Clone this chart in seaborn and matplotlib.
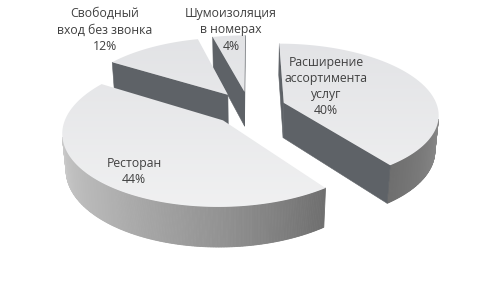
import numpy as np
import matplotlib
matplotlib.use("Agg")
import matplotlib.pyplot as plt
from matplotlib.patches import Polygon
import seaborn as sns

# ---- data ----
categories = ["Расширение\nассортимента\nуслуг", "Ресторан",
              "Свободный\nвход без звонка", "Шумоизоляция\nв номерах"]
values = [40, 44, 12, 4]
pct_labels = ["40%", "44%", "12%", "4%"]

# ---- style ----
sns.set_theme(style="white")
plt.rcParams['font.family'] = ['Open Sans', 'DejaVu Sans']

W, HP = 498, 291
fig = plt.figure(figsize=(W / 100, HP / 100), dpi=100)
ax = fig.add_axes([0, 0, 1, 1])
ax.set_xlim(0, W)
ax.set_ylim(HP, 0)
ax.axis('off')

alpha = np.radians(28)
L = 6.0
H = 0.25
e = 0.24
Sx, Sy = 151, 156
cx0, cy0 = 249, 143
cam = np.array([0.0, L * np.sin(alpha), L * np.cos(alpha)])

def proj(X, Y, Z):
    X, Y, Z = np.asarray(X, float), np.asarray(Y, float), np.asarray(Z, float)
    depth = L - (Y * np.sin(alpha) + Z * np.cos(alpha))
    u = X * L / depth
    v = (Y * np.cos(alpha) - Z * np.sin(alpha)) * L / depth
    return cx0 + Sx * u, cy0 - Sy * v

top_cmap = sns.blend_palette(["#dfe0e3", "#f7f7f7"], as_cmap=True)
wall_cmap = sns.blend_palette(["#6c6c6c", "#e2e2e2"], as_cmap=True)
dark_wall = "#5e6267"
text_color = "#404040"

# shading of outer wall as a function of angle (deg, clockwise from back)
shade_t = [60, 90, 144, 180, 220, 270, 320]
shade_g = [0.45, 0.33, 0.02, 0.33, 0.60, 0.85, 0.9]

fracs = np.array(values, float) / np.sum(values)
bounds = np.concatenate([[0], np.cumsum(fracs) * 360])

slices = []
for i, v in enumerate(values):
    t1, t2 = bounds[i], bounds[i + 1]
    tm = np.radians((t1 + t2) / 2)
    O = np.array([e * np.sin(tm), -e * np.cos(tm)])  # (X, Z)
    slices.append((i, t1, t2, O))

# draw back slices first
slices.sort(key=lambda s: s[3][1])

grad = np.linspace(40, 215, 256).reshape(-1, 1)

for i, t1, t2, O in slices:
    th = np.radians(np.linspace(t1, t2, max(int((t2 - t1) * 2), 8)))
    ax_ = O[0] + np.sin(th)
    az_ = O[1] - np.cos(th)
    # outer wall as strips
    xt, yt = proj(ax_, np.full_like(ax_, H), az_)
    xb, yb = proj(ax_, np.zeros_like(ax_), az_)
    thd = np.degrees(th)
    for k in range(len(th) - 1):
        nx, nz = np.sin((th[k] + th[k + 1]) / 2), -np.cos((th[k] + th[k + 1]) / 2)
        P = np.array([(ax_[k] + ax_[k + 1]) / 2, H / 2, (az_[k] + az_[k + 1]) / 2])
        if nx * (cam[0] - P[0]) + nz * (cam[2] - P[2]) <= 0:
            continue
        g = np.interp((thd[k] + thd[k + 1]) / 2, shade_t, shade_g)
        col = wall_cmap(g)
        poly = [(xt[k], yt[k]), (xt[k + 1], yt[k + 1]), (xb[k + 1], yb[k + 1]), (xb[k], yb[k])]
        ax.add_patch(Polygon(poly, closed=True, facecolor=col, edgecolor=col, lw=0.6, zorder=2))
    # radial faces
    for t, sgn in ((t1, -1), (t2, 1)):
        r = np.radians(t)
        d = np.array([np.sin(r), -np.cos(r)])
        n = sgn * np.array([np.cos(r), np.sin(r)])
        P = O + 0.5 * d
        if n[0] * (cam[0] - P[0]) + n[1] * (cam[2] - P[1]) <= 0.02:
            continue
        E = O + d
        x1, y1 = proj([O[0], E[0], E[0], O[0]], [H, H, 0, 0], [O[1], E[1], E[1], O[1]])
        ax.add_patch(Polygon(np.column_stack([x1, y1]), closed=True,
                             facecolor=dark_wall, edgecolor=dark_wall, lw=0.4, zorder=2))
    # top face with vertical gradient
    tx, ty = proj(np.concatenate([[O[0]], ax_]), np.full(len(ax_) + 1, H),
                  np.concatenate([[O[1]], az_]))
    top = Polygon(np.column_stack([tx, ty]), closed=True, facecolor='none',
                  edgecolor='none', zorder=3)
    ax.add_patch(top)
    im = ax.imshow(grad, cmap=top_cmap, extent=(0, W, HP, 0), origin='upper',
                   aspect='auto', zorder=3, interpolation='bilinear')
    im.set_clip_path(top)

ax.set_xlim(0, W)
ax.set_ylim(HP, 0)

label_pos = [(326, 86.5), (134, 171.5), (105, 30), (231, 30)]
for cat, pct, (x, y) in zip(categories, pct_labels, label_pos):
    ax.text(x, y, f"{cat}\n{pct}", ha='center', va='center', fontsize=8.8,
            color=text_color, linespacing=1.33, zorder=5)

fig.savefig("out.png", dpi=100, facecolor="white")
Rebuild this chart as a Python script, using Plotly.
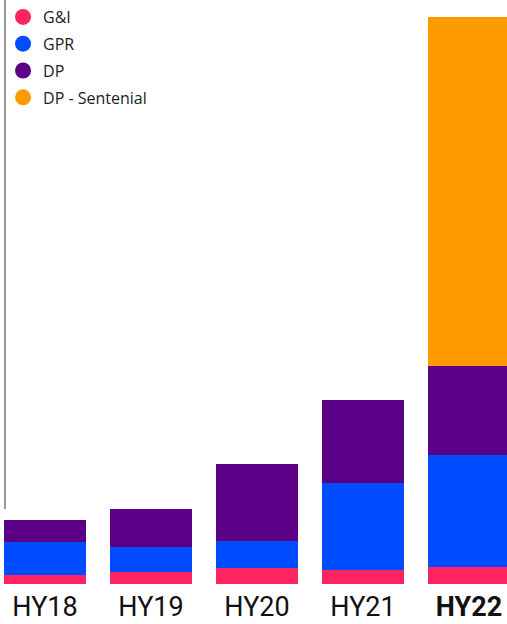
import plotly.graph_objects as go

categories = ["HY18", "HY19", "HY20", "HY21", "HY22"]
tick_labels = ["HY18", "HY19", "HY20", "HY21", "<b>HY22</b>"]
gi = [9, 12, 16, 14, 17]
gpr = [33, 25, 27, 87, 112]
dp = [22, 38, 77, 83, 89]
dp_sentenial = [0, 0, 0, 0, 349]

series = [
    ("G&I", gi, "#FF2361"),
    ("GPR", gpr, "#004DFF"),
    ("DP", dp, "#5B0086"),
    ("DP - Sentenial", dp_sentenial, "#FF9B00"),
]

fig = go.Figure()
for i, (name, vals, color) in enumerate(series):
    fig.add_trace(go.Bar(x=categories, y=vals, name=name, marker_color=color,
                         marker_line_width=0, showlegend=False, width=0.774))
for i, (name, vals, color) in enumerate(series):
    fig.add_trace(go.Scatter(x=[None], y=[None], mode="markers", name=name,
                             legendgroup=name,
                             marker=dict(color=color, size=16, symbol="circle")))

fig.add_shape(type="line", xref="paper", yref="paper", x0=0.0099, x1=0.0099,
              y0=1, y1=(584 - 509) / 584, line=dict(color="#999999", width=2))

fig.update_layout(
    barmode="stack",
    width=507, height=624,
    margin=dict(l=0, r=0, t=0, b=40),
    plot_bgcolor="white", paper_bgcolor="white",
    font=dict(family="Open Sans", color="#111111"),
    xaxis=dict(range=[-0.4245, 4.3585], tickmode="array", tickvals=categories,
               ticktext=tick_labels,
               tickfont=dict(size=27, color="#111111",
                             family="Liberation Sans Narrow, Arial Narrow, Roboto"),
               showgrid=False, zeroline=False, showline=False,
               ticks="", ticklabelstandoff=4, automargin=False),
    yaxis=dict(range=[0, 584], visible=False),
    legend=dict(x=0.006, y=1, xanchor="left", yanchor="top",
                font=dict(size=16, color="#222222"), tracegroupgap=3,
                bgcolor="rgba(0,0,0,0)"),
)

fig.write_html("out.html", config={"displayModeBar": False},
               post_script="document.body.style.margin='0';")
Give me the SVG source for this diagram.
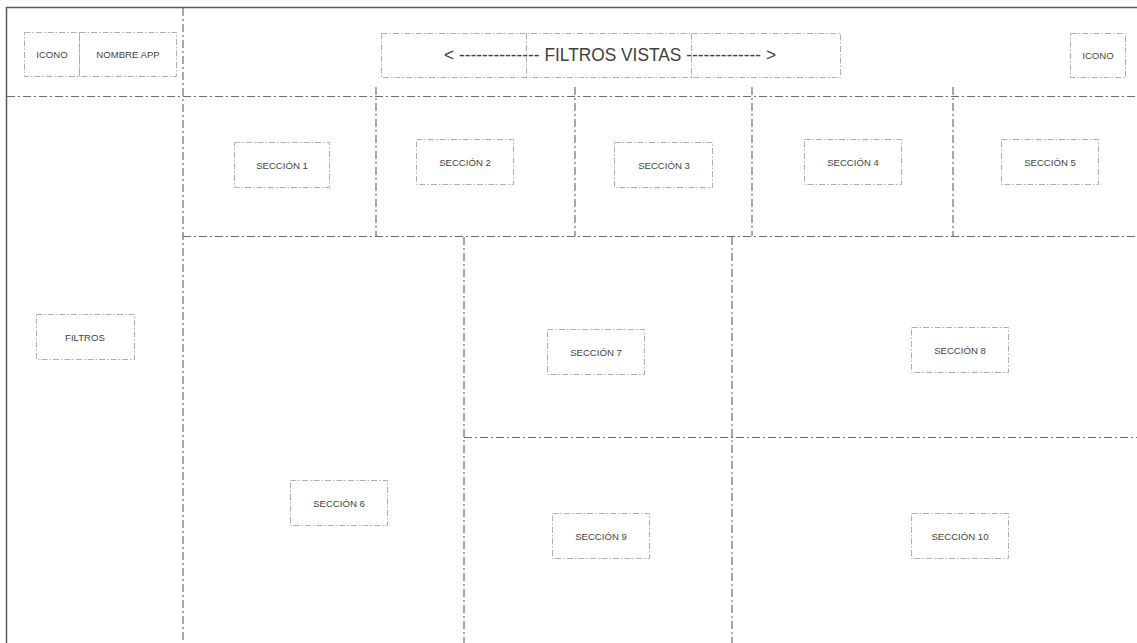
<svg xmlns="http://www.w3.org/2000/svg" width="1137" height="643" viewBox="0 0 1137 643">
<style>
.bg{fill:#ffffff}
.border{fill:none;stroke:#5a5a5a;stroke-width:1.5}
.div{fill:none;stroke:#6e6e6e;stroke-width:1.2;stroke-dasharray:8 3 2 3}
.box{fill:none;stroke:#b0b0b0;stroke-width:1;stroke-dasharray:6 2 1.5 2}
.lbl{font-family:"Liberation Sans",Arial,sans-serif;font-size:9.6px;fill:#444444;text-anchor:middle;dominant-baseline:central}
.big{font-family:"Liberation Sans",Arial,sans-serif;font-size:18px;fill:#404040;text-anchor:middle;dominant-baseline:central}
</style>
<rect class="bg" x="0" y="0" width="1137" height="643"/>
<g id="connectors">
<path class="border" d="M6.5,643 V7.5 H1137"/>
<path class="div" d="M183,8 V643"/>
<path class="div" d="M7,96.5 H1137"/>
<path class="div" d="M183,236.5 H1137"/>
<path class="div" d="M464,437.5 H1137"/>
<path class="div" d="M376,87 V236"/>
<path class="div" d="M575,87 V236"/>
<path class="div" d="M752,87 V236"/>
<path class="div" d="M953,87 V236"/>
<path class="div" d="M464,237 V643"/>
<path class="div" d="M732,237 V643"/>
</g>
<g id="icono-left"><rect class="box" x="24.5" y="32.5" width="55" height="44"/><text class="lbl" x="52" y="54" font-size="10">ICONO</text></g>
<g id="nombre-app"><rect class="box" x="79.5" y="32.5" width="97" height="44"/><text class="lbl" x="128" y="54">NOMBRE APP</text></g>
<g id="filtros-vistas">
<rect class="box" x="381.5" y="33.5" width="459" height="44"/>
<path class="box" d="M526.5,33.5 V77.5 M691.5,33.5 V77.5"/>
<text class="big" x="610" y="55" textLength="332" lengthAdjust="spacingAndGlyphs">&lt; -------------- FILTROS VISTAS ------------- &gt;</text>
</g>
<g id="icono-right"><rect class="box" x="1070.5" y="33.5" width="55" height="44"/><text class="lbl" x="1098" y="55">ICONO</text></g>
<g id="filtros"><rect class="box" x="36.5" y="314.5" width="98" height="45"/><text class="lbl" x="85" y="337" font-size="10.5">FILTROS</text></g>
<g id="seccion1"><rect class="box" x="234.5" y="142.5" width="95" height="45"/><text class="lbl" x="282" y="165">SECCIÓN 1</text></g>
<g id="seccion2"><rect class="box" x="416.5" y="139.5" width="97" height="45"/><text class="lbl" x="465" y="162">SECCIÓN 2</text></g>
<g id="seccion3"><rect class="box" x="614.5" y="142.5" width="98" height="45"/><text class="lbl" x="664" y="165">SECCIÓN 3</text></g>
<g id="seccion4"><rect class="box" x="804.5" y="139.5" width="97" height="45"/><text class="lbl" x="853" y="162">SECCIÓN 4</text></g>
<g id="seccion5"><rect class="box" x="1001.5" y="139.5" width="97" height="45"/><text class="lbl" x="1050" y="162">SECCIÓN 5</text></g>
<g id="seccion6"><rect class="box" x="290.5" y="480.5" width="97" height="45"/><text class="lbl" x="339" y="503">SECCIÓN 6</text></g>
<g id="seccion7"><rect class="box" x="547.5" y="329.5" width="97" height="45"/><text class="lbl" x="596" y="352">SECCIÓN 7</text></g>
<g id="seccion8"><rect class="box" x="911.5" y="327.5" width="97" height="45"/><text class="lbl" x="960" y="350">SECCIÓN 8</text></g>
<g id="seccion9"><rect class="box" x="552.5" y="513.5" width="97" height="45"/><text class="lbl" x="601" y="536">SECCIÓN 9</text></g>
<g id="seccion10"><rect class="box" x="911.5" y="513.5" width="97" height="45"/><text class="lbl" x="960" y="536">SECCIÓN 10</text></g>
</svg>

**Aim**
Pictures stay out. Print the data exactly, from its first line through the line containing "bounds = np.concatenate([[0], np.cumsum(fracs)".

**Answer for this exercise**
Clone this chart in seaborn and matplotlib.
import numpy as np
import matplotlib
matplotlib.use("Agg")
import matplotlib.pyplot as plt
from matplotlib.patches import Polygon
import seaborn as sns

# ---- data ----
categories = ["Расширение\nассортимента\nуслуг", "Ресторан",
              "Свободный\nвход без звонка", "Шумоизоляция\nв номерах"]
values = [40, 44, 12, 4]
pct_labels = ["40%", "44%", "12%", "4%"]

# ---- style ----
sns.set_theme(style="white")
plt.rcParams['font.family'] = ['Open Sans', 'DejaVu Sans']

W, HP = 498, 291
fig = plt.figure(figsize=(W / 100, HP / 100), dpi=100)
ax = fig.add_axes([0, 0, 1, 1])
ax.set_xlim(0, W)
ax.set_ylim(HP, 0)
ax.axis('off')

alpha = np.radians(28)
L = 6.0
H = 0.25
e = 0.24
Sx, Sy = 151, 156
cx0, cy0 = 249, 143
cam = np.array([0.0, L * np.sin(alpha), L * np.cos(alpha)])

def proj(X, Y, Z):
    X, Y, Z = np.asarray(X, float), np.asarray(Y, float), np.asarray(Z, float)
    depth = L - (Y * np.sin(alpha) + Z * np.cos(alpha))
    u = X * L / depth
    v = (Y * np.cos(alpha) - Z * np.sin(alpha)) * L / depth
    return cx0 + Sx * u, cy0 - Sy * v

top_cmap = sns.blend_palette(["#dfe0e3", "#f7f7f7"], as_cmap=True)
wall_cmap = sns.blend_palette(["#6c6c6c", "#e2e2e2"], as_cmap=True)
dark_wall = "#5e6267"
text_color = "#404040"

# shading of outer wall as a function of angle (deg, clockwise from back)
shade_t = [60, 90, 144, 180, 220, 270, 320]
shade_g = [0.45, 0.33, 0.02, 0.33, 0.60, 0.85, 0.9]

fracs = np.array(values, float) / np.sum(values)
bounds = np.concatenate([[0], np.cumsum(fracs) * 360])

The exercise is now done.